After spending three years at Ridgeway Rovers, the next step for the future England captain was with Arsenal, but he was released and only established himself as a Tottenham regular in 2014 after a spell back at Ridgeway was followed by stints with Watford, Leyton Orient, Millwall, Norwich and Leicester during more than a decade of ups and downs for the striker.
“The thing with Harry is he just had so much confidence even then,” Bricknell admitted.
“He said the other day in one of his interviews, if he misses, he knows there will be another coming around the corner soon and he never dwelled on misses.
“Following his career, he always had the drive, belief and determination. I think he wanted to prove people wrong because he had the knock-back early on.
“He had very supportive parents and a supportive family and he had a little bit of luck because if Roberto Soldado and (Emmanuel) Adebayor could do the job, he wouldn’t have got much of a look in at Tottenham.
“So, you need a bit of luck but you have to be able to get over knock-backs and have that self-belief. Apart from being a very talented footballer, self-belief is his main characteristic.”
UEFA B Licence coach Bricknell, who now coaches at east London-based Ryan FC, still bumps into Kane’s parents Kim and Patrick from time to time and had the Tottenham forward attend a trophy presentation at Ridgeway Rovers 10 years ago, while the striker also paid a visit to his old club in 2015.

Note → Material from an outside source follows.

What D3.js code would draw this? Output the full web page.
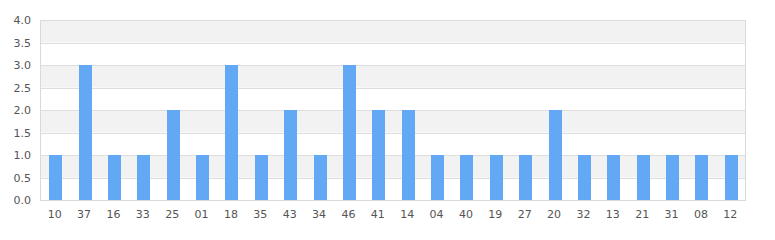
<!DOCTYPE html>
<html>
<head>
<meta charset="utf-8">
<script src="https://cdn.jsdelivr.net/npm/d3@7"></script>
<style>
  body { margin: 0; background: #fff; }
  svg { display: block; font-family: "DejaVu Sans", sans-serif; }
</style>
</head>
<body>
<svg width="775" height="240"></svg>
<script>
// categories and counts, left to right
var categories = ["10","37","16","33","25","01","18","35","43","34","46","41","14","04","40","19","27","20","32","13","21","31","08","12"];
var values = [1,3,1,1,2,1,3,1,2,1,3,2,2,1,1,1,1,2,1,1,1,1,1,1];
var yTicks = [0,0.5,1,1.5,2,2.5,3,3.5,4];

var width = 775, height = 240;
var margin = ({top: 20, right: 30, bottom: 40, left: 40});
var barWidth = 13;

var x = d3.scaleBand()
    .domain(categories)
    .range([margin.left, width - margin.right]);
var y = d3.scaleLinear()
    .domain([0, 4])
    .range([height - margin.bottom, margin.top]);

var svg = d3.select("svg");

// alternating bands
svg.append("g")
  .selectAll("rect")
  .data(yTicks.slice(0, -1))
  .join("rect")
    .attr("x", margin.left)
    .attr("y", d => y(d + 0.5))
    .attr("width", width - margin.right - margin.left)
    .attr("height", d => y(d) - y(d + 0.5))
    .attr("fill", (d, i) => i % 2 ? "#f2f2f2" : "#fff");

// grid lines
svg.append("g")
  .selectAll("line")
  .data(yTicks)
  .join("line")
    .attr("x1", margin.left)
    .attr("x2", width - margin.right)
    .attr("y1", d => Math.round(y(d)) + 0.5)
    .attr("y2", d => Math.round(y(d)) + 0.5)
    .attr("stroke", "#dedede");

svg.append("rect")
    .attr("x", margin.left + 0.5)
    .attr("y", margin.top + 0.5)
    .attr("width", width - margin.right - margin.left)
    .attr("height", height - margin.bottom - margin.top)
    .attr("fill", "none")
    .attr("stroke", "#dadada");

svg.append("g")
  .selectAll("rect")
  .data(values)
  .join("rect")
    .attr("x", (d, i) => Math.round(x(categories[i]) + x.bandwidth() / 2 + 1 - barWidth / 2))
    .attr("y", d => y(d))
    .attr("width", barWidth)
    .attr("height", d => y(0) - y(d))
    .attr("fill", "#62a8f4");

var yAxis = g => g
    .attr("transform", `translate(${margin.left - 9},0)`)
    .call(d3.axisLeft(y).tickValues(yTicks).tickFormat(d3.format(".1f")).tickSize(0).tickPadding(0))
    .call(g => g.select(".domain").remove())
    .call(g => g.selectAll("text").attr("fill", "#555").attr("font-size", 11));

var xAxis = g => g
    .attr("transform", `translate(0,${height - margin.bottom})`)
    .call(d3.axisBottom(x).tickSize(0).tickPadding(10))
    .call(g => g.select(".domain").remove())
    .call(g => g.selectAll("text").attr("fill", "#555").attr("font-size", 11));

svg.append("g").call(yAxis);
svg.append("g").call(xAxis);
svg.selectAll(".tick text").attr("font-family", "DejaVu Sans");
</script>
</body>
</html>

The Spurs fan will be one of many filled with pride on Sunday when the 27-year-old, who has scored 38 goals for England, leads his country out for the European Championship final and says his story is an inspiration to the next generation.
“I see his mum and dad every now and again and we always have a chat and say hello,” Bricknell said.
“He is a consummate professional and you don’t hear any bad stories about him.
“Apparently he is the best trainer for Spurs as well, so if you are saying to a young kid ‘this is what you need to do to become professional’, you look at Harry. The way he conducts himself is brilliant.”